Now this – again choosing the outer bound, so we end up at a threshold of ~ 2-2.5 ms, looks much better to me. Perhaps it is still a little low, from visual inspection?

Median method

with iqr_data as
(select median(elapsed) median, percentile_cont(0.25) within group (order by elapsed) q1, percentile_cont(0.75) within group (order by elapsed) q3, abs(percentile_cont(0.25) within group (order by elapsed) - percentile_cont(0.75) within group (order by elapsed)) iqr from wait where event='SQL*Net message from client'),
bounds as
(select median + 2.3 * iqr bound from iqr_data),
candidates as
(select elapsed from wait w join bounds b on (w.event='SQL*Net message from client' and w.elapsed > b.bound))
select 'outside bound' "criterion", count(elapsed) "num_outliers", round(min(elapsed)/1000, 1) "smallest_outlier_ms", round(max(elapsed)/1000, 1) "max_value_ms" from candidates;
-- file 1
criterion num_outliers smallest_outlier_ms max_value_ms
------------- ------------ ------------------- ------------
outside bound 5065 .9 3005.3
-- file 2
criterion num_outliers smallest_outlier_ms max_value_ms
------------- ------------ ------------------- ------------
outside bound 3575 1 2269
-- file 3
criterion num_outliers smallest_outlier_ms max_value_ms
------------- ------------ ------------------- ------------
outside bound 1729 .8 11794.1
-- file 4
criterion num_outliers smallest_outlier_ms max_value_ms
------------- ------------ ------------------- ------------
outside bound 3316 1.1 3306.1

The median method, at least for the trace files given, seems to yield results very similar to boxplot.
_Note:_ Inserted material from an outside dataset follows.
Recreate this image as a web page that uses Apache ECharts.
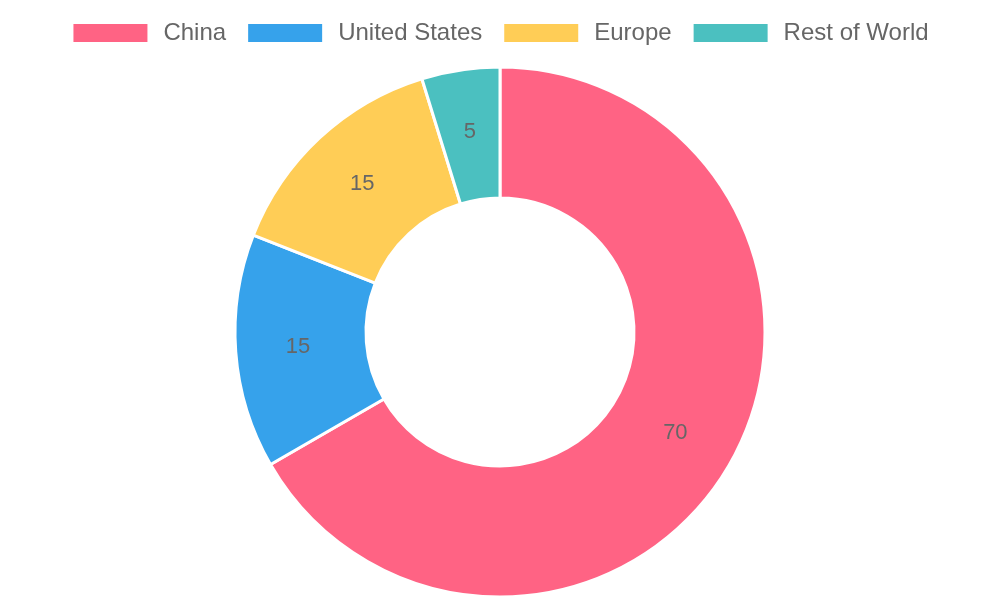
<!DOCTYPE html>
<html><head><meta charset="utf-8">
<script src="https://cdn.jsdelivr.net/npm/echarts@6/dist/echarts.min.js"></script>
<style>html,body{margin:0;padding:0;background:#fff}#c{width:1000px;height:600px}</style>
</head><body><div id="c"></div>
<script>
const categories = ["China", "United States", "Europe", "Rest of World"];
const values = [70, 15, 15, 5];
const colors = ["#ff6384", "#36a2eb", "#ffcd56", "#4bc0c0"];

const chart = echarts.init(document.getElementById('c'), null, {renderer: 'canvas'});
chart.setOption({
  animation: false,
  color: colors,
  legend: {
    top: 16,
    left: 'center',
    itemWidth: 76,
    itemHeight: 20,
    itemGap: 20,
    icon: 'rect',
    textStyle: {fontFamily: 'Liberation Sans', fontSize: 24, color: '#666', padding: [0, 0, 0, 10]},
    data: categories
  },
  series: [{
    type: 'pie',
    center: [500, 332],
    radius: [134, 265],
    startAngle: 90,
    clockwise: true,
    avoidLabelOverlap: false,
    itemStyle: {borderColor: '#fff', borderWidth: 3},
    label: {
      show: true,
      position: 'inside',
      formatter: '{c}',
      fontFamily: 'Liberation Sans',
      fontSize: 22,
      color: '#666'
    },
    labelLine: {show: false},
    emphasis: {disabled: true},
    data: categories.map((n, i) => ({name: n, value: values[i]}))
  }]
});
</script></body></html>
Same as with boxplot, it might be too strict though.

Conclusion

Of course, four trace files, taken from the same application and under similar conditions, do not make for a representative sample. However, the idea here was to demonstrate the approach, i.e., looking at think time from an outlier detection perspective. For the given sample, the MAD_{e} method seems to yield a plausible classification. However, what classification makes sense is, in the end, a question of (at least) two things – the application we’re looking at (a real application? or end users, sitting at their terminals?) and what we want to do with the data (diagnose the database only or the client, too).

I guess it’s the latter case when this approach will be the most useful.